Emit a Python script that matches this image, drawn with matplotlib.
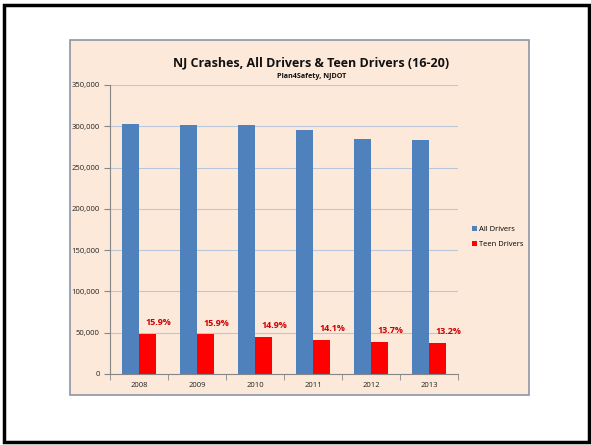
import numpy as np
import matplotlib.pyplot as plt
from matplotlib.patches import Rectangle

years = ['2008', '2009', '2010', '2011', '2012', '2013']
all_drivers = [303000, 301000, 301500, 295000, 284000, 283000]
teen_drivers = [48200, 47900, 44900, 41600, 38900, 37400]
teen_pct = ['15.9%', '15.9%', '14.9%', '14.1%', '13.7%', '13.2%']

plt.rcParams['font.family'] = ['Open Sans', 'DejaVu Sans']

fig = plt.figure(figsize=(5.91, 4.45), dpi=100)
fig.patch.set_facecolor('white')

# outer frame
fig.patches.append(Rectangle((3.5 / 591, 3.5 / 445), 585 / 591, 437 / 445,
                             transform=fig.transFigure, fill=False,
                             edgecolor='black', linewidth=2.5, zorder=-2))
# chart area
fig.patches.append(Rectangle((70 / 591, 1 - 395 / 445), 459 / 591, 355 / 445,
                             transform=fig.transFigure, facecolor='#FDE9D9',
                             edgecolor='#8C96A3', linewidth=1.2, zorder=-1))

ax = fig.add_axes([110 / 591, 1 - 374 / 445, 348 / 591, 289 / 445])
ax.set_zorder(1)
ax.set_facecolor('none')

x = np.arange(len(years))
w = 0.285
ax.bar(x - w / 2, all_drivers, w, color='#4F81BD', label='All Drivers', zorder=2)
ax.bar(x + w / 2, teen_drivers, w, color='#FF0000', label='Teen Drivers', zorder=2)

# percent share labels above the teen bars
for i in range(len(years)):
    ax.annotate(teen_pct[i], (x[i] + w / 2, teen_drivers[i]),
                xytext=(8, 5), textcoords='offset points', ha='center', va='bottom',
                color='#D00000', fontsize=6.5, fontweight='bold')

ax.set_xlim(-0.5, len(years) - 0.5)
ax.set_ylim(0, 350000)
ax.set_yticks(range(0, 350001, 50000))
ax.set_yticklabels(['{:,}'.format(v) for v in range(0, 350001, 50000)])
ax.set_xticks(x)
ax.set_xticklabels(years)
ax.set_xticks(np.arange(-0.5, len(years)), minor=True)
ax.tick_params(axis='x', which='major', length=0, pad=6)
ax.tick_params(axis='x', which='minor', length=4, color='#868686', direction='out')
ax.tick_params(axis='y', length=4, color='#868686', direction='out')
ax.tick_params(labelsize=5.5, labelcolor='#222222')
ax.grid(axis='y', color='#B9C7D9', linewidth=0.8, zorder=0)
ax.set_axisbelow(True)
for s in ['top', 'right']:
    ax.spines[s].set_visible(False)
for s in ['left', 'bottom']:
    ax.spines[s].set_color('#868686')

fig.text(0.527, 1 - 63 / 445, 'NJ Crashes, All Drivers & Teen Drivers (16-20)',
         ha='center', va='center', fontsize=9, fontweight='bold', color='#111111')
fig.text(0.527, 1 - 77 / 445, 'Plan4Safety, NJDOT', ha='center', va='center',
         fontsize=5.2, fontweight='bold', color='#111111')

ax.legend(loc='center left', bbox_to_anchor=(1.02, 0.475), frameon=False,
          fontsize=5.5, handlelength=0.7, handleheight=0.7, handletextpad=0.3,
          labelspacing=1.0)

fig.savefig('out.png', dpi=100)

→ **TO BE DONE**: Return only the lines from the start of the data through the line that contains "fig.patch.set_facecolor('white')", please, copying them exactly and omitting all pictures.

→ **ANSWER TO THE PROBLEM**:
Emit a Python script that matches this image, drawn with matplotlib.
import numpy as np
import matplotlib.pyplot as plt
from matplotlib.patches import Rectangle

years = ['2008', '2009', '2010', '2011', '2012', '2013']
all_drivers = [303000, 301000, 301500, 295000, 284000, 283000]
teen_drivers = [48200, 47900, 44900, 41600, 38900, 37400]
teen_pct = ['15.9%', '15.9%', '14.9%', '14.1%', '13.7%', '13.2%']

plt.rcParams['font.family'] = ['Open Sans', 'DejaVu Sans']

fig = plt.figure(figsize=(5.91, 4.45), dpi=100)
fig.patch.set_facecolor('white')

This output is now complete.